The most proactive of institutional investors play a sort of champion role in keeping directors accountable for the resolutions that are introduced at important meetings. Not only will the institution establish its model proxy voting guidelines, but if a decision is initially unclear, it will seek additional information from the company itself. For example, an institution might contact management directly to discuss a specific proposal, suggest modifications to the nature of the proposal, or in extreme cases, urge the withdrawal of the proposal in its entirety. Such influence is generally held only by powerful institutional investors, making the institution’s role in the proxy voting process invaluable.

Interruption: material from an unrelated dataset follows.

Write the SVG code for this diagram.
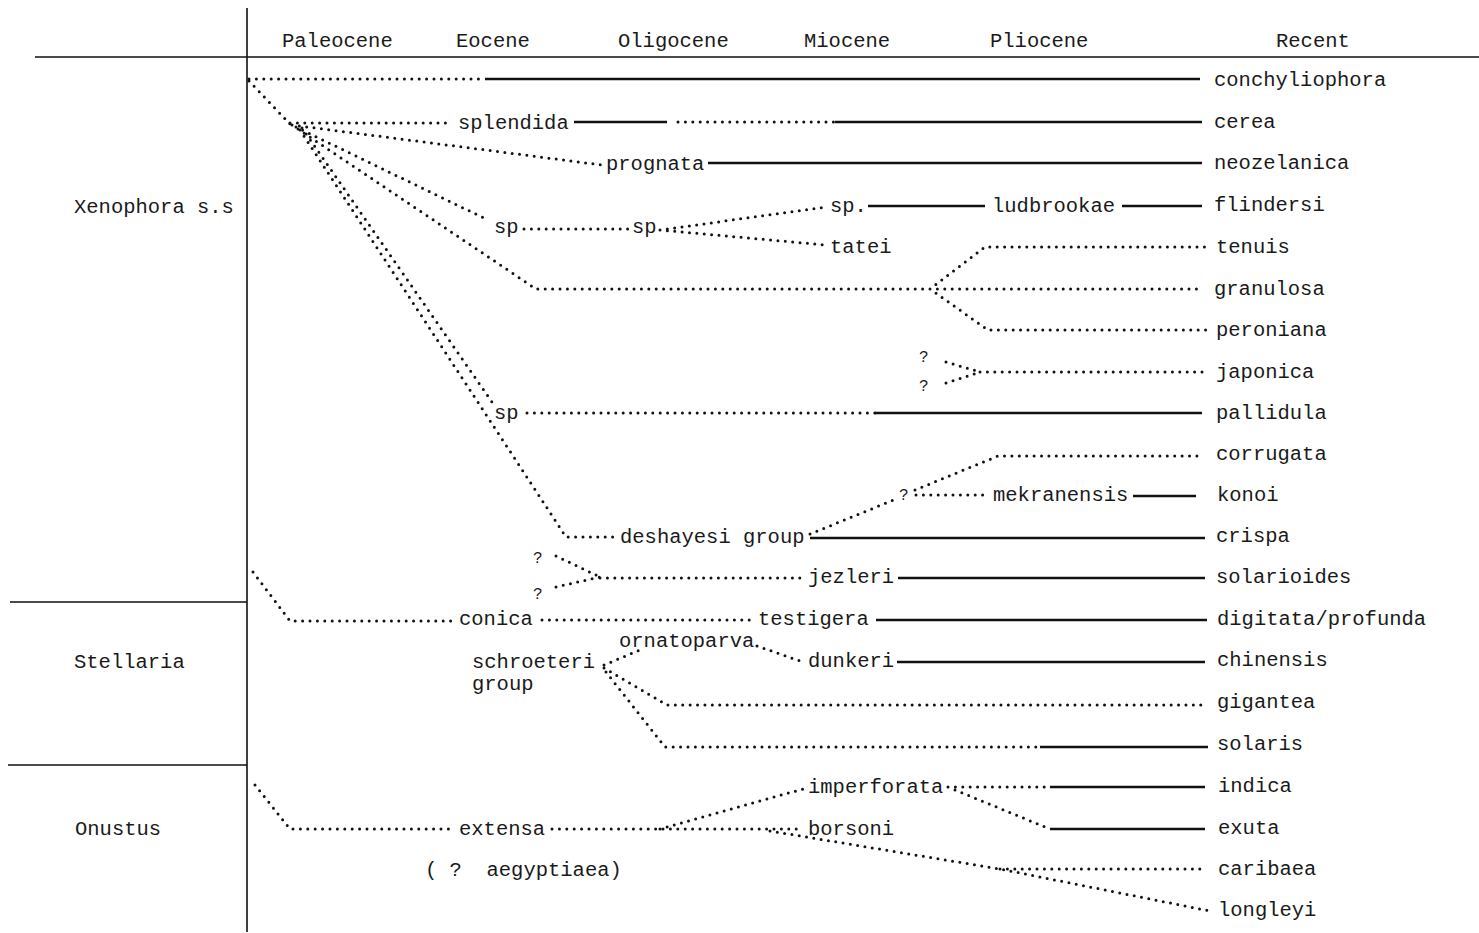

Innovations to the Proxy Voting System
In the wake of much-publicized corporate scandals perpetrated by the management and directors of various publicly-traded companies over the years, more consideration has been given to revisions of the proxy voting system—most significantly, allowing shareholders to take an active role in introducing resolutions to the proxy. Today, any shareholder (or group of shareholders) who has owned at least $2,000 or 1% of a company’s stock continuously for at least a year may introduce a proposal. These proposals are often termed “direct proxy access” and focus most prominently on allowing shareholders to nominate director candidates. On the one hand, this brings fresh perspectives to the board of directors; but on the other hand, lack of experience (among other factors) could cause shareholders to nominate directors who are truly inappropriate for directorship.
The Bottom Line
Proxy voting is often the sole means by which investors can have a say in the business operations and societal activities of their company or mutual fund. Shareholders need not attend an important meeting in person, but they certainly must make the effort to read and understand legal resolutions and use all available resources to make an educated vote based on their best knowledge and information.